Надо объяснить, как это делается, чтобы показать и увлекательность, и опасность метода. В искусстве итальянского Возрождения есть определенное число изображений и циклов, которые нельзя объяснить как прямолинейную иллюстрацию существующего текста. Более того, мы знаем, что заказчики порой сами выдумывали сюжеты, которые хотели увидеть воплощенными, либо приглашали ученого мужа снабдить художника тем, что мы называем «программой». Трудно сказать, так ли этот обычай был распространен, в частности, в пятнадцатом столетии, как утверждают современные исследователи, но примеры подобных «либретто» безусловно встречаются, особенно со второй половины шестнадцатого века. Если бы эти программы в свой черед строились на оригинальной выдумке или фантазии, задача восстановления такого утраченного текста была бы безнадежной. Но это не так. Жанр программы базировался на определенных условностях, глубоко укорененных, что касается Ренессанса, в канонических текстах религиозного или античного происхождения. Знание этих текстов и знание самой картины служит для иконолога теми точками опоры, между которыми он постепенно перебросит мост, соединяющий изображение и сюжет. Интерпретация становится реконструкцией утраченных свидетельств. Но иконологу мало только установить по этим свидетельствам проиллюстрированную историю. Он хочет добраться до ее смысла в конкретном контексте: восстановить (в терминах нашего примера), что должен был означать Эрот на фонтане. Разумеется, он вряд ли преуспеет в этом, если плохо представляет себе, какого рода программу могла предложить скульптору викторианская комиссия по увековечению.
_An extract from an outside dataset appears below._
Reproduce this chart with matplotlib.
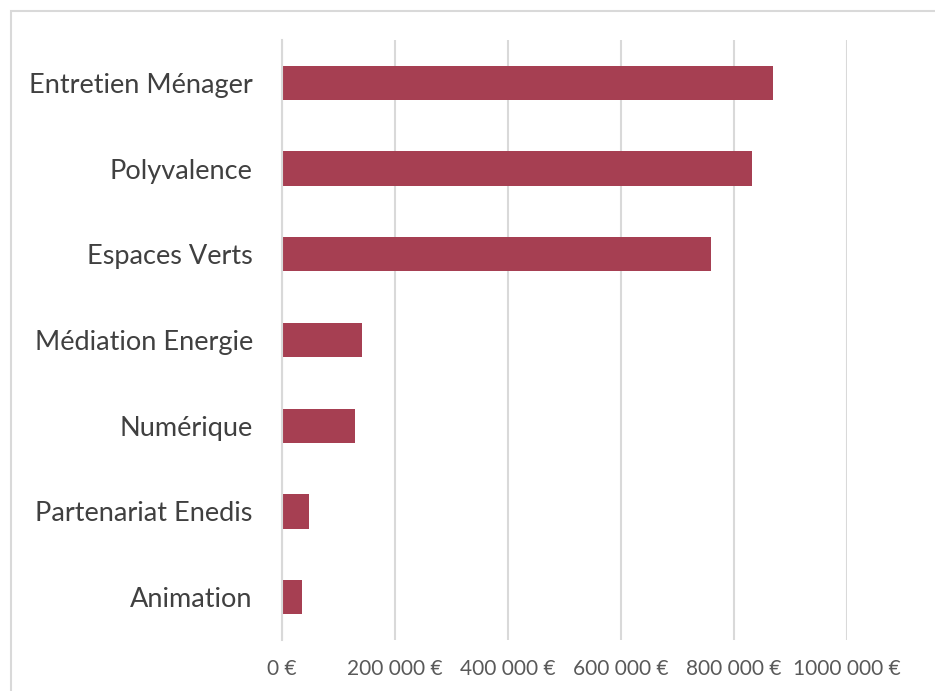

Если взять работу в отрыве от всего остального, ей можно приписать какое угодно значение. Мы назвали рыбоподобных тварей на фонтане орнаментальными, но почему бы им не быть рыбами, символизирующими Христа, или, напротив, чудищами, которых попирает Эрот-Любовь?
Один из очерков в этом томе рассматривает проблемы, вытекающие из такой методологической неопределенности. В нем ставится вопрос, не слишком ли далеко заходят толкования фресок Станцы делла Сеньятура Рафаэля. Пусть далеко не все согласятся с моими частными предположениями, но в книге о символизме в ренессансном искусстве нельзя было обойти вопрос о границах интерпретации. Любое иконологическое исследование зависит от нашего исходного убеждения в том, что следует искать, иными словами, от нашего убеждения, что возможно и что невозможно в данную эпоху в данной среде.